Zofia Baniecka was born in 1917 to a Catholic family in Warsaw, Poland. She was the only child of a father who was a sculptor and a mother who was a teacher. Zofia was raised in a liberal and cultured home and she attended school with many Jews.
In late 1940, the Baniecka family was forced to relocate when their home was included within the boundaries of the Warsaw ghetto. Soon after the ghetto was sealed, Zofia’s father, who had a close Jewish friend living within its walls, began to smuggle food and books to him. The following year, her father was killed in a Soviet air strike. By this time, Zofia and her mother had already become involved with the emerging Polish underground, which had found them a large apartment near the ghetto. Her mother stored and delivered guns to members of the Resistance while Zofia served as a courier relaying orders and distributing underground newspapers in the provinces.
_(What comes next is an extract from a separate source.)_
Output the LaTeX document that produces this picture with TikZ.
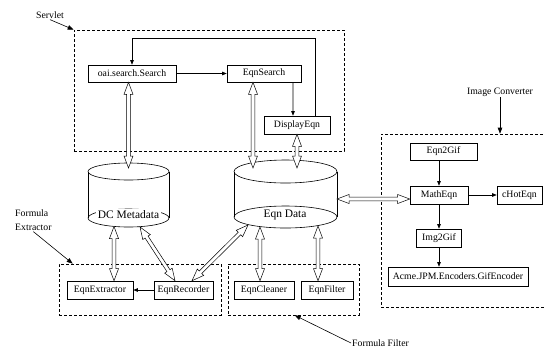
\documentclass[tikz,border=0pt]{standalone}
\usepackage{fontspec}
\setmainfont{Liberation Serif}
\usetikzlibrary{arrows.meta,calc,positioning}

\newcommand{\headlen}{12bp}
\newcommand{\headw}{4.5bp}
\newcommand{\shaftw}{1.8bp}
% hollow double-headed arrow between two points
\newcommand{\hollowarrow}[2]{%
  \coordinate (ha) at (#1);
  \coordinate (hb) at (#2);
  \draw[hollow] (ha)
    -- ($(ha)!\headlen!(hb)!\headw!90:(hb)$)
    -- ($(ha)!\headlen!(hb)!\shaftw!90:(hb)$)
    -- ($(hb)!\headlen!(ha)!\shaftw!-90:(ha)$)
    -- ($(hb)!\headlen!(ha)!\headw!-90:(ha)$)
    -- (hb)
    -- ($(hb)!\headlen!(ha)!\headw!90:(ha)$)
    -- ($(hb)!\headlen!(ha)!\shaftw!90:(ha)$)
    -- ($(ha)!\headlen!(hb)!\shaftw!-90:(hb)$)
    -- ($(ha)!\headlen!(hb)!\headw!-90:(hb)$)
    -- cycle;}

\tikzset{
  comp/.style={draw, line width=0.6bp, inner sep=1bp, minimum height=18bp,
    font=\fontsize{9.8}{11}\selectfont},
  group/.style={draw, dash pattern=on 3bp off 2bp, line width=0.6bp, inner sep=0pt},
  lbl/.style={inner sep=1bp, font=\fontsize{9.8}{14}\selectfont},
  store/.style={fill=white, inner sep=2bp, font=\fontsize{11.5}{13}\selectfont},
  cyl/.style={line width=0.6bp},
  flow/.style={-{Triangle[length=4.5bp,width=3.5bp]}, line width=0.6bp},
  pointer/.style={-{Triangle[length=6bp,width=4.5bp]}, line width=0.6bp},
  hollow/.style={draw, fill=white, line width=0.5bp}
}

\begin{document}
\begin{tikzpicture}[x=1bp, y=-1bp]
        \clip (0,0) rectangle (544,350);
        % dashed groups
        \node[group, minimum width=270bp, minimum height=121bp] (servlet) at (209,90.5) {};
        \node[group, minimum width=162bp, minimum height=51bp] (extract) at (140,289.5) {};
        \node[group, minimum width=131bp, minimum height=51bp] (filter) at (293.5,289.5) {};
        \node[group, minimum width=167bp, minimum height=173bp] (conv) at (464.5,220.5) {};
        % components
        \node[comp, minimum width=88bp, minimum height=17bp] (oai) at (132,73.5) {oai.search.Search};
        \node[comp, minimum width=74bp, minimum height=17bp] (search) at (264,73.5) {EqnSearch};
        \node[comp, minimum width=66bp] (disp) at (297,125) {DisplayEqn};
        \node[comp, minimum width=66bp] (extractor) at (100,290) {EqnExtractor};
        \node[comp, minimum width=59bp] (recorder) at (183.5,290) {EqnRecorder};
        \node[comp, minimum width=60bp] (cleaner) at (264,290) {EqnCleaner};
        \node[comp, minimum width=52bp] (eqfilter) at (327,290) {EqnFilter};
        \node[comp, minimum width=67bp, minimum height=17bp] (eqn2gif) at (443.5,151.5) {Eqn2Gif};
        \node[comp, minimum width=58bp] (matheqn) at (439,195) {MathEqn};
        \node[comp, minimum width=45bp] (chot) at (519.5,195) {cHotEqn};
        \node[comp, minimum width=45bp] (img2gif) at (439,238) {Img2Gif};
        \node[comp, minimum width=140bp, minimum height=19bp] (acme) at (458,276.5) {Acme.JPM.Encoders.GifEncoder};
        % DC Metadata store
        \draw[cyl] (128.5,171.5) ellipse[x radius=40.5bp, y radius=8.5bp];
        \draw[cyl] (88,171.5) -- (88,218) (169,171.5) -- (169,218);
        \draw[cyl] (128.5,218) ellipse[x radius=40.5bp, y radius=9bp];
        \node[store] (dc) at (128.5,215) {DC Metadata};
        % Eqn Data store
        \draw[cyl] (285.5,171.5) ellipse[x radius=51.5bp, y radius=11.5bp];
        \draw[cyl] (234,171.5) -- (234,217) (337,171.5) -- (337,217);
        \draw[cyl] (285.5,217) ellipse[x radius=51.5bp, y radius=11bp];
        \node[store, minimum height=14bp] (eqdata) at (285,215) {Eqn Data};
        \coordinate (dcTop) at (128.5,168);
        \coordinate (dcBotA) at (114,226.5);
        \coordinate (dcBotB) at (140,227);
        \coordinate (eqTopA) at (253,168);
        \coordinate (eqTopB) at (297,168);
        \coordinate (eqBotA) at (248,225);
        \coordinate (eqBotB) at (260,227);
        \coordinate (eqBotC) at (318,226);
        \coordinate (eqRight) at (337,199);
        % single arrows
        \draw[flow] (oai) -- (search);
        \draw[flow] ([xshift=29bp]search.south) -- ([xshift=-4bp]disp.north);
        \draw[flow] ([xshift=18bp]disp.north) -- ++(0,-77) -| (oai.north);
        \draw[flow] (recorder) -- (extractor);
        \draw[flow] (eqn2gif.south -| matheqn.north) -- (matheqn.north);
        \draw[flow] (matheqn) -- (chot);
        \draw[flow] (matheqn) -- (img2gif);
        \draw[flow] (img2gif.south) -- (img2gif.south |- acme.north);
        % hollow double arrows
        \hollowarrow{[xshift=-3.5bp]oai.south}{dcTop}
        \hollowarrow{[xshift=-11bp]search.south}{eqTopA}
        \hollowarrow{disp.south}{eqTopB}
        \hollowarrow{dcBotA}{[xshift=14bp]extractor.north}
        \hollowarrow{dcBotB}{[xshift=-8.5bp]recorder.north}
        \hollowarrow{[xshift=8.5bp]recorder.north}{eqBotA}
        \hollowarrow{eqBotB}{[xshift=-4bp]cleaner.north}
        \hollowarrow{eqBotC}{[xshift=-9bp]eqfilter.north}
        \hollowarrow{eqRight}{[yshift=-4bp]matheqn.west}
        % group labels
        \node[lbl] (lblservlet) at (50,15) {Servlet};
        \node[lbl] (lblconv) at (500,92) {Image Converter};
        \node[lbl, align=left, anchor=west] (lblextract) at (14,220) {Formula\\Extractor};
        \node[lbl, anchor=west] (lblfilter) at (351,343) {Formula Filter};
        \draw[pointer] (lblservlet.south) -- (servlet.north west);
        \draw[pointer] (lblconv) -- (lblconv |- conv.north);
        \draw[pointer] (lblextract.south) -- ([xshift=14bp]extract.north west);
        \draw[pointer] (lblfilter.west) -- ([xshift=67bp]filter.south west);
\end{tikzpicture}
\end{document}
During the winter of 1941, Zofia and her mother began hiding Jews as well as guns and ammunition in their apartment. When their house was full, they helped Jews find other hiding places. At least 50 Jews were sheltered in their home from 1941 to 1944, including a family of 10 who escaped from the burning ghetto in April 1943.
After the war, Zofia was arrested by Soviet authorities but was ultimately released. Years later, she and her husband were active in the Solidarity movement of the 1980′s.